■ Problem statement:
Using the material below, print the line that contains "Generate a Python", the line that contains "from matplotlib.colors import", and every line in between, exactly and nothing else.

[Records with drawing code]
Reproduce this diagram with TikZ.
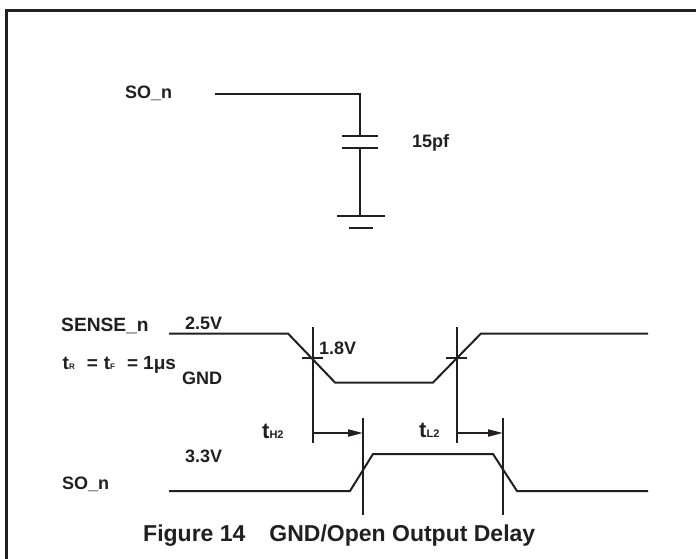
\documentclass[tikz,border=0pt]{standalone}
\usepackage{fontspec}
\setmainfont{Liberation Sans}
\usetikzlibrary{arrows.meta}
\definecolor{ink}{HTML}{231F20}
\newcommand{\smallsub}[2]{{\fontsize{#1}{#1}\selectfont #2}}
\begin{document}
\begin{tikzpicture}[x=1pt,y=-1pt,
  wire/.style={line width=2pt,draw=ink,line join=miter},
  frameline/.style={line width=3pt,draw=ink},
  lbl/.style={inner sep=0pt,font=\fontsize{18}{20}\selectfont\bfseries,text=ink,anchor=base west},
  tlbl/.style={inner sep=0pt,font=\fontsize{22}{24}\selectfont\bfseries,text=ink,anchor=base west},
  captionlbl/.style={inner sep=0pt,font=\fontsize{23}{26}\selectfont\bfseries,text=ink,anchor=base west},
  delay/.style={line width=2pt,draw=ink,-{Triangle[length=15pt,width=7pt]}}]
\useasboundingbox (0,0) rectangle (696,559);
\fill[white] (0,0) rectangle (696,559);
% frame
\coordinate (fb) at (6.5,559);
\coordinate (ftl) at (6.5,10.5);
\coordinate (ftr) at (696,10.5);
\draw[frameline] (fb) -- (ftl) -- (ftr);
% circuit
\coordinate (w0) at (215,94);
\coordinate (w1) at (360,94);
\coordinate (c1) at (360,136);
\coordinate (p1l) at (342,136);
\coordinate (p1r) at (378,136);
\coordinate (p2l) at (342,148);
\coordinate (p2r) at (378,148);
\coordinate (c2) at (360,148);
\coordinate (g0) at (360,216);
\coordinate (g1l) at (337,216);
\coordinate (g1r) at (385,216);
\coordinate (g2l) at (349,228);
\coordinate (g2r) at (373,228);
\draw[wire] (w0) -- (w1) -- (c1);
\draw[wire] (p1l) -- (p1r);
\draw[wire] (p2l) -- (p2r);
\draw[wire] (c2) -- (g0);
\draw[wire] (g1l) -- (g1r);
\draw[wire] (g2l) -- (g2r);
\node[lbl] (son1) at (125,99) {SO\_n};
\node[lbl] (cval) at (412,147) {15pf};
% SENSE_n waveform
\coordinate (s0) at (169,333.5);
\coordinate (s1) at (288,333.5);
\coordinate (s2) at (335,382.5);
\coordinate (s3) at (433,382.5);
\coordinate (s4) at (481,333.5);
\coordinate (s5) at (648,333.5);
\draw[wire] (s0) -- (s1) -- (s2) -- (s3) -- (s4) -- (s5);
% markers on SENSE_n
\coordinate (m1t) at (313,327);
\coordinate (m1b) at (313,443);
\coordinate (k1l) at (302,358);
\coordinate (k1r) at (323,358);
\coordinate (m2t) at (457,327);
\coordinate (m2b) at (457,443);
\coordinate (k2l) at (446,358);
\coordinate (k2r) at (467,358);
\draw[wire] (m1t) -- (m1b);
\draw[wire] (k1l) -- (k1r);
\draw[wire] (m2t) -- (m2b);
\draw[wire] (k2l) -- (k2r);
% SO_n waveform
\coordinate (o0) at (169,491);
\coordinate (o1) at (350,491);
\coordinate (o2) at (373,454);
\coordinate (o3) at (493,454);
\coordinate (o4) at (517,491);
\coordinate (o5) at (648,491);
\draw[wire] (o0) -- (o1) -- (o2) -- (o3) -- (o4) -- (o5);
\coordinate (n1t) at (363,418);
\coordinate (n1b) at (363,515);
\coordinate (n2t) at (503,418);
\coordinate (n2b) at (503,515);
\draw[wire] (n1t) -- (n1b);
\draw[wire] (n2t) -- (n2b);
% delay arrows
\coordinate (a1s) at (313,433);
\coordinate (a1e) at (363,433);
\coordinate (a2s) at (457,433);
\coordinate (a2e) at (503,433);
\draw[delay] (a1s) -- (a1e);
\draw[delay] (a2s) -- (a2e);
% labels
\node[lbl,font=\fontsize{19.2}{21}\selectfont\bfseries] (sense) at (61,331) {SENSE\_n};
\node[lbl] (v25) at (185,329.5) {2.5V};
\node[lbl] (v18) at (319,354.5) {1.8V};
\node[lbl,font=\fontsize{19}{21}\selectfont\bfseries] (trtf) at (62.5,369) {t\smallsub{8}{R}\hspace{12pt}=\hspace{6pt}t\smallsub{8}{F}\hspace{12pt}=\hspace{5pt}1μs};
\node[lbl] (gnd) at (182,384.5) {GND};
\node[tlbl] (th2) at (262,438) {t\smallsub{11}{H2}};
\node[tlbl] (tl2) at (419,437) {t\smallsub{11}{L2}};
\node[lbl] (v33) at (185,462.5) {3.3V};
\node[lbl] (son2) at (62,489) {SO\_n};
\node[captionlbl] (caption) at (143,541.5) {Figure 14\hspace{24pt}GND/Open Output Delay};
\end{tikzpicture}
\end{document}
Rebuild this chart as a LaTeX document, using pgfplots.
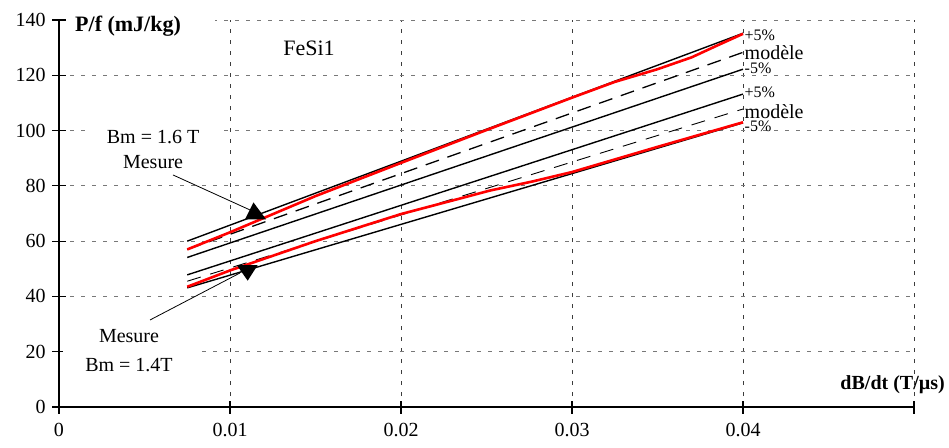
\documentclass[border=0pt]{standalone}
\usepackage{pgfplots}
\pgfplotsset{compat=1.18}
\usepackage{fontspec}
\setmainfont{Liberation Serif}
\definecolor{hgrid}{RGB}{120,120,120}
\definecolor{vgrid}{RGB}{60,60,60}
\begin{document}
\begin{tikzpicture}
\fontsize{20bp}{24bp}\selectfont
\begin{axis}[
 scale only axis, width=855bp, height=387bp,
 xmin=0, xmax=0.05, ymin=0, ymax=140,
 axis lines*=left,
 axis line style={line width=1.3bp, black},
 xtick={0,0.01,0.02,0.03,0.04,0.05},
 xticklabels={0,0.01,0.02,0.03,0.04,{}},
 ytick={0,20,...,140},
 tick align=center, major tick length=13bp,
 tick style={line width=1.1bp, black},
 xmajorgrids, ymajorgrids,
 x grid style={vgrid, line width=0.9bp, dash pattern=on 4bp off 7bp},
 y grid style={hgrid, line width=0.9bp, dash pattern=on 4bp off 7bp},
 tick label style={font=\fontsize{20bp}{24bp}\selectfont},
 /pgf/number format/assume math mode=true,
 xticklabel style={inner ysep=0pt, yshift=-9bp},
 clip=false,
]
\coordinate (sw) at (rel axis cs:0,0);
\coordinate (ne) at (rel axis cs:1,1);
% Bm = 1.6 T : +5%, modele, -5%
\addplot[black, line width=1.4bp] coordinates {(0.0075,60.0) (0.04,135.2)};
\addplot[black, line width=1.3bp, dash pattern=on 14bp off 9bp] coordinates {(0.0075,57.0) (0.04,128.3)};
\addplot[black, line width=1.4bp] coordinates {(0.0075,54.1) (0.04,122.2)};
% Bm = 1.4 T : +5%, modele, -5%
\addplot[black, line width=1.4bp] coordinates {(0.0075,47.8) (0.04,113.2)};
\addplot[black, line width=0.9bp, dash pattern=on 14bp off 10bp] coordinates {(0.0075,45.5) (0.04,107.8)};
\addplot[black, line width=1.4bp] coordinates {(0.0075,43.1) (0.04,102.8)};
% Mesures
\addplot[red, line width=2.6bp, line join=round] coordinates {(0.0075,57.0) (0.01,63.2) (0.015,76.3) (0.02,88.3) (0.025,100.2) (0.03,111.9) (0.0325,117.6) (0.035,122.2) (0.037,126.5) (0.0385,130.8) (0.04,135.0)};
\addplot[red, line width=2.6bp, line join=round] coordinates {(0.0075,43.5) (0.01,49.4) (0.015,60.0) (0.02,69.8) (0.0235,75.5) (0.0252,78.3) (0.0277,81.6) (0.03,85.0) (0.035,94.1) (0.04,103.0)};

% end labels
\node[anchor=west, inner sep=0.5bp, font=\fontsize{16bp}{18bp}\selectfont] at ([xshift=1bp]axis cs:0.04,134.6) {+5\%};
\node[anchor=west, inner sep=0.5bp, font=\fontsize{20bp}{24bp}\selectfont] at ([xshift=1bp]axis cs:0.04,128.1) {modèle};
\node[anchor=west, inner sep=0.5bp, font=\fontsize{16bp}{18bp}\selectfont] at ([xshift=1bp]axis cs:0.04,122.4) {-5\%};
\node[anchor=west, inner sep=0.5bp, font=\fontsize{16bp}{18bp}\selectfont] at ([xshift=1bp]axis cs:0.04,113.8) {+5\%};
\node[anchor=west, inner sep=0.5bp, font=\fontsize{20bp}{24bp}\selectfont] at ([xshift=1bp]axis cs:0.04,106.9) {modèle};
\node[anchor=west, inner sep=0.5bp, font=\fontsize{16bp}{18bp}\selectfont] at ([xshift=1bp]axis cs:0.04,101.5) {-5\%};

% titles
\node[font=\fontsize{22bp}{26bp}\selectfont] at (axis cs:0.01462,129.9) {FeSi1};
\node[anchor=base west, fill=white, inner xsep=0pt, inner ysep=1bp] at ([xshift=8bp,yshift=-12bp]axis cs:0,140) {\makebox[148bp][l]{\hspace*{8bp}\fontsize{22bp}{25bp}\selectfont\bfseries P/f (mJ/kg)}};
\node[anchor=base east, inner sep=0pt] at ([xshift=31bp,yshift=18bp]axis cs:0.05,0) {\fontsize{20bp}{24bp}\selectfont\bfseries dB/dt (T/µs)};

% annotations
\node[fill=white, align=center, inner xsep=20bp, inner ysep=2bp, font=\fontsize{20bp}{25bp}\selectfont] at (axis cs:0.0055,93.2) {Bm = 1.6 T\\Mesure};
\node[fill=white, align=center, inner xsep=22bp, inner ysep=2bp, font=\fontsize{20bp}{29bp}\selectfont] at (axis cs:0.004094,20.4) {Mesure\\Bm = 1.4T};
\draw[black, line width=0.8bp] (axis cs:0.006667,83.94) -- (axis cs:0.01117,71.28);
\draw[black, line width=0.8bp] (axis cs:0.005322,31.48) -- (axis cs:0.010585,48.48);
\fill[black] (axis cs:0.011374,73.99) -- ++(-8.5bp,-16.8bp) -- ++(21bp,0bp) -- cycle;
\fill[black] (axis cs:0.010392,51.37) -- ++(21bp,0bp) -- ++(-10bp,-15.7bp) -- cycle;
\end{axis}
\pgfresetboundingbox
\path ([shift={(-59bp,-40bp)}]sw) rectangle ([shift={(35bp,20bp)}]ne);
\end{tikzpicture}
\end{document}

==

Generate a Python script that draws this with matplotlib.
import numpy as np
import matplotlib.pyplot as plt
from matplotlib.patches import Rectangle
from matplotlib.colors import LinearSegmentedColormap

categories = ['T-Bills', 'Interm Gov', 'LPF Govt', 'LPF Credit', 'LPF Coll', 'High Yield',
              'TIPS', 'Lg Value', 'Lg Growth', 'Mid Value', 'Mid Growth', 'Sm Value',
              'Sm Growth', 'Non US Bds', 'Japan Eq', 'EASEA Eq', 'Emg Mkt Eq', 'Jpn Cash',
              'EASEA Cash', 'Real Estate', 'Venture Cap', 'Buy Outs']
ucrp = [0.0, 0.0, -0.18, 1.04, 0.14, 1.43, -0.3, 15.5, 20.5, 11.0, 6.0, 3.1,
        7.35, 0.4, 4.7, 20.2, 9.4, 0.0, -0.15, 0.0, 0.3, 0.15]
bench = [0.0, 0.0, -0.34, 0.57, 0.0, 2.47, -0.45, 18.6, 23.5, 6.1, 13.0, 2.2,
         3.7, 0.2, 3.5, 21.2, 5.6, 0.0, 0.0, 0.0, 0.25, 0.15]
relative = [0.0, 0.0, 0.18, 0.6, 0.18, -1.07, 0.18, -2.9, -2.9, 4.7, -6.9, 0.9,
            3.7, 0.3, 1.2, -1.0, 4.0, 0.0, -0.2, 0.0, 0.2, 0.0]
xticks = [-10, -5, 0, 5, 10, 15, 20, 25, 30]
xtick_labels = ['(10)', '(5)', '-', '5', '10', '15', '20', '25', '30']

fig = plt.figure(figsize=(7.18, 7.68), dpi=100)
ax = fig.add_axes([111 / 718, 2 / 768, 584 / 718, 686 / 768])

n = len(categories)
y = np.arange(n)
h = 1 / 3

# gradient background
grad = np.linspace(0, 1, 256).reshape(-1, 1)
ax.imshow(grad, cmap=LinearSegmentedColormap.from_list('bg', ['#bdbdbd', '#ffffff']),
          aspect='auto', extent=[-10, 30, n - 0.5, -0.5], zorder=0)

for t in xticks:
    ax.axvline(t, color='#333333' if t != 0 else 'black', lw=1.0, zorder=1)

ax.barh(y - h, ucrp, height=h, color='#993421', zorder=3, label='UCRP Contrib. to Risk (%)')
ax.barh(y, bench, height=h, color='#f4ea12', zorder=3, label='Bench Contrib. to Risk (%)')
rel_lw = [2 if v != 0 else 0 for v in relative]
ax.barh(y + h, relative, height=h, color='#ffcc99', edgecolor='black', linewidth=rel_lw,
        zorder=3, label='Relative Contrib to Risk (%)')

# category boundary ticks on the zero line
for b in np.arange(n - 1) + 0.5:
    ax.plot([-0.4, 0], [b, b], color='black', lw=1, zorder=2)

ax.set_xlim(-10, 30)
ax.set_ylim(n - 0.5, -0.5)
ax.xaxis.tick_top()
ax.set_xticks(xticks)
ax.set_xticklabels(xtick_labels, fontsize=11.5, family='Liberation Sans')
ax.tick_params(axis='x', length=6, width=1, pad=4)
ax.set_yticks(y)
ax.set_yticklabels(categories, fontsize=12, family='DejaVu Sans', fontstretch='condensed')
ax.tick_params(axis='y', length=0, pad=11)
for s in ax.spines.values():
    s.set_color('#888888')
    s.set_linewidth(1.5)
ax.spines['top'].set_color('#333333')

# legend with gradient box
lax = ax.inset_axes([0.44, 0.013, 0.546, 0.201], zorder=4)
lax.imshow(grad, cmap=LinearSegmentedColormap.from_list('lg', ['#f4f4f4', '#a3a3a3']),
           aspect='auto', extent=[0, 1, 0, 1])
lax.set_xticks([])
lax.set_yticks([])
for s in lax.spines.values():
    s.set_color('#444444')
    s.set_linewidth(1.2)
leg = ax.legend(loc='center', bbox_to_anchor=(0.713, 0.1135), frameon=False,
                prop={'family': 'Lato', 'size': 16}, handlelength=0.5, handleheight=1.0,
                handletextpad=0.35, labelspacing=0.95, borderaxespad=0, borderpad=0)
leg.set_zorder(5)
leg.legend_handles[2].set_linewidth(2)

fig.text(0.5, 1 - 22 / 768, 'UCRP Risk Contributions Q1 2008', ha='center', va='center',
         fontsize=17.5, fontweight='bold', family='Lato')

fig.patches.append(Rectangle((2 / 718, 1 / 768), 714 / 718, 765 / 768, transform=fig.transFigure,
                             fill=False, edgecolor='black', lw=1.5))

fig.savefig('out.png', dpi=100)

--

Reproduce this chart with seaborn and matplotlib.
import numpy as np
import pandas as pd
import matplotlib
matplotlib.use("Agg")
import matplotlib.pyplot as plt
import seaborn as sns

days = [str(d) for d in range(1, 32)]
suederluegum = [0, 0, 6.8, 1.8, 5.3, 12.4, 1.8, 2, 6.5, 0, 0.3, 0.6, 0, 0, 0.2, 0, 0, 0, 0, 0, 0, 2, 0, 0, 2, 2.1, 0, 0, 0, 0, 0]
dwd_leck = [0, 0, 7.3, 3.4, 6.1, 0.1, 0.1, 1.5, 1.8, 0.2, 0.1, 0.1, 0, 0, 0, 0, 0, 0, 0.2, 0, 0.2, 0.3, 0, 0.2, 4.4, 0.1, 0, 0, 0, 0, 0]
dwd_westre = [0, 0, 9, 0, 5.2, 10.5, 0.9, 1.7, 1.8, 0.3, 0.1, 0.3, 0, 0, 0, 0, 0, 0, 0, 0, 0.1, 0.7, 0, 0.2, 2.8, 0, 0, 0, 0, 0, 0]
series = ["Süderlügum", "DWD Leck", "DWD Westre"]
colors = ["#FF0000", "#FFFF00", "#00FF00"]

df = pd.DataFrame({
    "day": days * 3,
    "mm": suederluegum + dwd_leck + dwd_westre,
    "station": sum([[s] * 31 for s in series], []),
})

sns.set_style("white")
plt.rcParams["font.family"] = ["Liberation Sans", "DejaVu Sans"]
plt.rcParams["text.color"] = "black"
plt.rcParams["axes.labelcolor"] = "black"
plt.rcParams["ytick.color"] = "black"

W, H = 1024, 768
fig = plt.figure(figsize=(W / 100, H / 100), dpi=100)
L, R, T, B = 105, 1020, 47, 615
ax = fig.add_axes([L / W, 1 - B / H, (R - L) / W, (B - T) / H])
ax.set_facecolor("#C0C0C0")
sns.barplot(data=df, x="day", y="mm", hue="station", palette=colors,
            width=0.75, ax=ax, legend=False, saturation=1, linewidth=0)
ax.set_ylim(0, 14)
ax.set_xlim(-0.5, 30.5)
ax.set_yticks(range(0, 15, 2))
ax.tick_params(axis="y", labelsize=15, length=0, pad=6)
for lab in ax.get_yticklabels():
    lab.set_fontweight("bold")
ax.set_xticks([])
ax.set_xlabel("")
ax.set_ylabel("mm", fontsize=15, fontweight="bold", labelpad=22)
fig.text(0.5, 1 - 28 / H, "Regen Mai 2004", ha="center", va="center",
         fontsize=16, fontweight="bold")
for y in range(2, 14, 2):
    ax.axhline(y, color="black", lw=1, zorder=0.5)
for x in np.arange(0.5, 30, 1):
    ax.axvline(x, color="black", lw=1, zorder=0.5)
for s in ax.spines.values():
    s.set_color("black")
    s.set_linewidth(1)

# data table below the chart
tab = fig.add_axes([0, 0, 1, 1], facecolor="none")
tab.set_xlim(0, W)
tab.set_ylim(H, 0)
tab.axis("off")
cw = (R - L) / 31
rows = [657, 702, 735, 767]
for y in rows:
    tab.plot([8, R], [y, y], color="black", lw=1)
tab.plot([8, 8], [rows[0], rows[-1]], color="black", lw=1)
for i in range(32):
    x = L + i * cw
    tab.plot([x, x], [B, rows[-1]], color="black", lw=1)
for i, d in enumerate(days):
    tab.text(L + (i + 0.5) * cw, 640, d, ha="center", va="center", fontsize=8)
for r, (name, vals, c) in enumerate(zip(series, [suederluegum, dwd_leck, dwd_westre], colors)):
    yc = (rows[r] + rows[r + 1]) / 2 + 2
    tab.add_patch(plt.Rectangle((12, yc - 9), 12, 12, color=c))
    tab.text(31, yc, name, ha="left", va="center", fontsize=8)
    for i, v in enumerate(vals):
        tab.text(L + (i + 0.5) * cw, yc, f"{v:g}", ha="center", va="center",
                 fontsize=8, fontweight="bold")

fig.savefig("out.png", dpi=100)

■ Result of the exercise:
Generate a Python script that draws this with matplotlib.
import numpy as np
import matplotlib.pyplot as plt
from matplotlib.patches import Rectangle
from matplotlib.colors import LinearSegmentedColormap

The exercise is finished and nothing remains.